§ What is needed:
Repeat all of the material below exactly as written, images excluded.

+---+

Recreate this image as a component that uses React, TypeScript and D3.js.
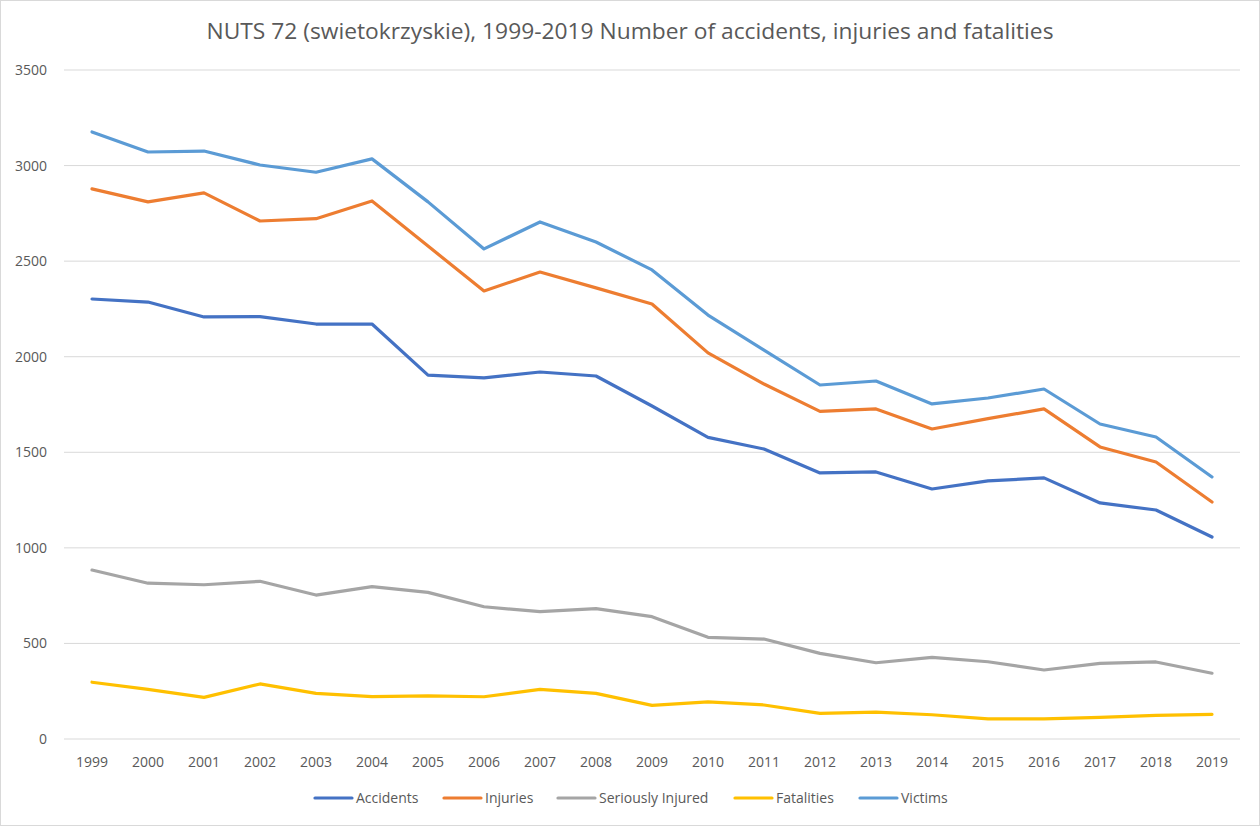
import React from "react";
import * as d3 from "d3";

const years = ["1999","2000","2001","2002","2003","2004","2005","2006","2007","2008","2009","2010","2011","2012","2013","2014","2015","2016","2017","2018","2019"];
const accidents = [2302,2286,2208,2210,2171,2171,1904,1889,1920,1899,1742,1578,1517,1392,1397,1308,1350,1366,1235,1198,1057];
const injuries = [2878,2810,2857,2710,2722,2815,2579,2344,2443,2360,2276,2020,1857,1714,1727,1622,1676,1727,1528,1449,1240];
const seriouslyInjured = [884,815,807,825,753,797,767,692,666,682,640,532,523,448,399,427,404,361,396,403,344];
const fatalities = [297,260,218,288,239,222,226,221,260,239,176,194,178,134,141,127,105,105,113,124,129];
const victims = [3176,3071,3076,3003,2965,3035,2810,2564,2705,2600,2454,2218,2035,1852,1873,1753,1784,1831,1648,1580,1371];
const yTicks = [0,500,1000,1500,2000,2500,3000,3500];

const seriesNames = ["Accidents","Injuries","Seriously Injured","Fatalities","Victims"];
const seriesData = [accidents, injuries, seriouslyInjured, fatalities, victims];
const seriesColors = ["#4472C4","#ED7D31","#A5A5A5","#FFC000","#5B9BD5"];
const legendX = [315,444,558,735,860];

export default function App() {
  const W = 1260, H = 826;
  const x = d3.scaleBand<string>().domain(years).range([64, 1240]);
  const y = d3.scaleLinear().domain([0, 3500]).range([739, 70]);
  const cx = (yr: string) => (x(yr) as number) + x.bandwidth() / 2;
  const line = d3.line<number>().x((_, i) => cx(years[i])).y(v => y(v));
  const font = "'Open Sans', 'Liberation Sans', sans-serif";
  return (
    <svg width={W} height={H} style={{ position: "fixed", left: 0, top: 0, background: "#fff" }}>
      <rect x={0.5} y={0.5} width={W - 1} height={H - 1} fill="#fff" stroke="#D9D9D9" />
      <text x={630} y={39} textAnchor="middle" fontFamily={font} fontSize={21} textLength={847} lengthAdjust="spacingAndGlyphs" fill="#595959">
        NUTS 72 (swietokrzyskie), 1999-2019 Number of accidents, injuries and fatalities
      </text>
      {yTicks.map(t => (
        <g key={t}>
          <line x1={64} x2={1240} y1={y(t)} y2={y(t)} stroke="#D9D9D9" strokeWidth={1} />
          <text x={47} y={y(t) + 5} textAnchor="end" fontFamily={font} fontSize={14} fill="#595959">{t}</text>
        </g>
      ))}
      {years.map(yr => (
        <text key={yr} x={cx(yr)} y={767} textAnchor="middle" fontFamily={font} fontSize={14} fill="#595959">{yr}</text>
      ))}
      {seriesData.map((d, i) => (
        <path key={i} d={line(d) as string} fill="none" stroke={seriesColors[i]} strokeWidth={3.2} strokeLinejoin="round" strokeLinecap="round" />
      ))}
      {seriesNames.map((n, i) => (
        <g key={n}>
          <line x1={legendX[i]} x2={legendX[i] + 37} y1={798} y2={798} stroke={seriesColors[i]} strokeWidth={3.2} strokeLinecap="round" />
          <text x={legendX[i] + 41} y={803} fontFamily={font} fontSize={14} fill="#595959">{n}</text>
        </g>
      ))}
    </svg>
  );
}
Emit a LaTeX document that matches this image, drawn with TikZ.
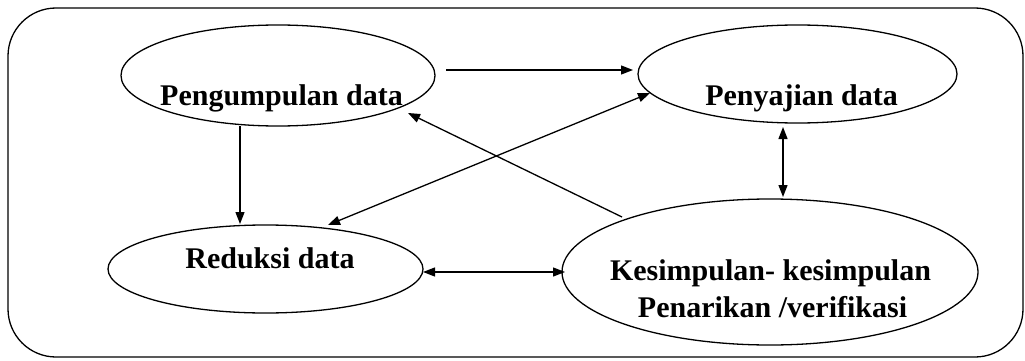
\documentclass[tikz,border=0pt]{standalone}
\usepackage{fontspec}
\setmainfont{Liberation Serif}
\usetikzlibrary{arrows.meta,calc,shapes.geometric}
\begin{document}
\begin{tikzpicture}[x=1pt,y=-1pt,line width=1.3pt,
  stage/.style={draw,ellipse,inner sep=0pt,outer sep=0pt},
  lbl/.style={font=\bfseries\fontsize{30}{37}\selectfont,anchor=base,inner sep=0pt},
  tipshape/.style={},
  link/.style={-{Triangle[length=12pt,width=9pt]}},
  both/.style={{Triangle[length=12pt,width=9pt]}-{Triangle[length=12pt,width=9pt]}}]
\useasboundingbox (0,0) rectangle (1025,361);
% frame
\draw[rounded corners=48pt] (8,8) rectangle (1023,357);
% stages
\node[stage,minimum width=314pt,minimum height=101pt] (e1) at (278,75.5) {};
\node[stage,minimum width=319pt,minimum height=98pt] (e2) at (797.5,74) {};
\node[stage,minimum width=315pt,minimum height=88pt] (e3) at (265.5,269) {};
\node[stage,minimum width=416pt,minimum height=146pt] (e4) at (770,272) {};
% labels
\node[lbl] (t1) at (281.5,105) {Pengumpulan data};
\node[lbl] (t2) at (801.5,105) {Penyajian data};
\node[lbl] (t3) at (270,268) {Reduksi data};
\node[lbl] (t4a) at (770.5,280) {Kesimpulan- kesimpulan};
\node[lbl] (t4b) at (772.5,317) {Penarikan /verifikasi};
% connectors
\coordinate (s1) at (446,70);
\draw[link] (s1) -- ($(e2.west)+(-5,-4)$);
\draw[link] ($(e1.center)+(-38,50.5)$) -- ($(e3.center)+(-25.5,-45)$);
\draw[both] ($(e2.center)+(-147.5,19)$) -- ($(e3.center)+(62.5,-44)$);
\draw[link] ($(e4.center)+(-148,-55)$) -- ($(e1.center)+(130,37.5)$);
\draw[both] ($(e2.center)+(-14.5,53)$) -- ($(e4.center)+(13,-75)$);
\draw[both] ($(e3.center)+(157.5,3)$) -- ($(e4.center)+(-205,0)$);
\end{tikzpicture}
\end{document}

+---+

§ Result of this exercise:
Recreate this image as a component that uses React, TypeScript and D3.js.
import React from "react";
import * as d3 from "d3";

const years = ["1999","2000","2001","2002","2003","2004","2005","2006","2007","2008","2009","2010","2011","2012","2013","2014","2015","2016","2017","2018","2019"];
const accidents = [2302,2286,2208,2210,2171,2171,1904,1889,1920,1899,1742,1578,1517,1392,1397,1308,1350,1366,1235,1198,1057];
const injuries = [2878,2810,2857,2710,2722,2815,2579,2344,2443,2360,2276,2020,1857,1714,1727,1622,1676,1727,1528,1449,1240];
const seriouslyInjured = [884,815,807,825,753,797,767,692,666,682,640,532,523,448,399,427,404,361,396,403,344];
const fatalities = [297,260,218,288,239,222,226,221,260,239,176,194,178,134,141,127,105,105,113,124,129];
const victims = [3176,3071,3076,3003,2965,3035,2810,2564,2705,2600,2454,2218,2035,1852,1873,1753,1784,1831,1648,1580,1371];
const yTicks = [0,500,1000,1500,2000,2500,3000,3500];

const seriesNames = ["Accidents","Injuries","Seriously Injured","Fatalities","Victims"];
const seriesData = [accidents, injuries, seriouslyInjured, fatalities, victims];
const seriesColors = ["#4472C4","#ED7D31","#A5A5A5","#FFC000","#5B9BD5"];
const legendX = [315,444,558,735,860];

export default function App() {
  const W = 1260, H = 826;
  const x = d3.scaleBand<string>().domain(years).range([64, 1240]);
  const y = d3.scaleLinear().domain([0, 3500]).range([739, 70]);
  const cx = (yr: string) => (x(yr) as number) + x.bandwidth() / 2;
  const line = d3.line<number>().x((_, i) => cx(years[i])).y(v => y(v));
  const font = "'Open Sans', 'Liberation Sans', sans-serif";
  return (
    <svg width={W} height={H} style={{ position: "fixed", left: 0, top: 0, background: "#fff" }}>
      <rect x={0.5} y={0.5} width={W - 1} height={H - 1} fill="#fff" stroke="#D9D9D9" />
      <text x={630} y={39} textAnchor="middle" fontFamily={font} fontSize={21} textLength={847} lengthAdjust="spacingAndGlyphs" fill="#595959">
        NUTS 72 (swietokrzyskie), 1999-2019 Number of accidents, injuries and fatalities
      </text>
      {yTicks.map(t => (
        <g key={t}>
          <line x1={64} x2={1240} y1={y(t)} y2={y(t)} stroke="#D9D9D9" strokeWidth={1} />
          <text x={47} y={y(t) + 5} textAnchor="end" fontFamily={font} fontSize={14} fill="#595959">{t}</text>
        </g>
      ))}
      {years.map(yr => (
        <text key={yr} x={cx(yr)} y={767} textAnchor="middle" fontFamily={font} fontSize={14} fill="#595959">{yr}</text>
      ))}
      {seriesData.map((d, i) => (
        <path key={i} d={line(d) as string} fill="none" stroke={seriesColors[i]} strokeWidth={3.2} strokeLinejoin="round" strokeLinecap="round" />
      ))}
      {seriesNames.map((n, i) => (
        <g key={n}>
          <line x1={legendX[i]} x2={legendX[i] + 37} y1={798} y2={798} stroke={seriesColors[i]} strokeWidth={3.2} strokeLinecap="round" />
          <text x={legendX[i] + 41} y={803} fontFamily={font} fontSize={14} fill="#595959">{n}</text>
        </g>
      ))}
    </svg>
  );
}
Emit a LaTeX document that matches this image, drawn with TikZ.
\documentclass[tikz,border=0pt]{standalone}
\usepackage{fontspec}
\setmainfont{Liberation Serif}
\usetikzlibrary{arrows.meta,calc,shapes.geometric}
\begin{document}
\begin{tikzpicture}[x=1pt,y=-1pt,line width=1.3pt,
  stage/.style={draw,ellipse,inner sep=0pt,outer sep=0pt},
  lbl/.style={font=\bfseries\fontsize{30}{37}\selectfont,anchor=base,inner sep=0pt},
  tipshape/.style={},
  link/.style={-{Triangle[length=12pt,width=9pt]}},
  both/.style={{Triangle[length=12pt,width=9pt]}-{Triangle[length=12pt,width=9pt]}}]
\useasboundingbox (0,0) rectangle (1025,361);
% frame
\draw[rounded corners=48pt] (8,8) rectangle (1023,357);
% stages
\node[stage,minimum width=314pt,minimum height=101pt] (e1) at (278,75.5) {};
\node[stage,minimum width=319pt,minimum height=98pt] (e2) at (797.5,74) {};
\node[stage,minimum width=315pt,minimum height=88pt] (e3) at (265.5,269) {};
\node[stage,minimum width=416pt,minimum height=146pt] (e4) at (770,272) {};
% labels
\node[lbl] (t1) at (281.5,105) {Pengumpulan data};
\node[lbl] (t2) at (801.5,105) {Penyajian data};
\node[lbl] (t3) at (270,268) {Reduksi data};
\node[lbl] (t4a) at (770.5,280) {Kesimpulan- kesimpulan};
\node[lbl] (t4b) at (772.5,317) {Penarikan /verifikasi};
% connectors
\coordinate (s1) at (446,70);
\draw[link] (s1) -- ($(e2.west)+(-5,-4)$);
\draw[link] ($(e1.center)+(-38,50.5)$) -- ($(e3.center)+(-25.5,-45)$);
\draw[both] ($(e2.center)+(-147.5,19)$) -- ($(e3.center)+(62.5,-44)$);
\draw[link] ($(e4.center)+(-148,-55)$) -- ($(e1.center)+(130,37.5)$);
\draw[both] ($(e2.center)+(-14.5,53)$) -- ($(e4.center)+(13,-75)$);
\draw[both] ($(e3.center)+(157.5,3)$) -- ($(e4.center)+(-205,0)$);
\end{tikzpicture}
\end{document}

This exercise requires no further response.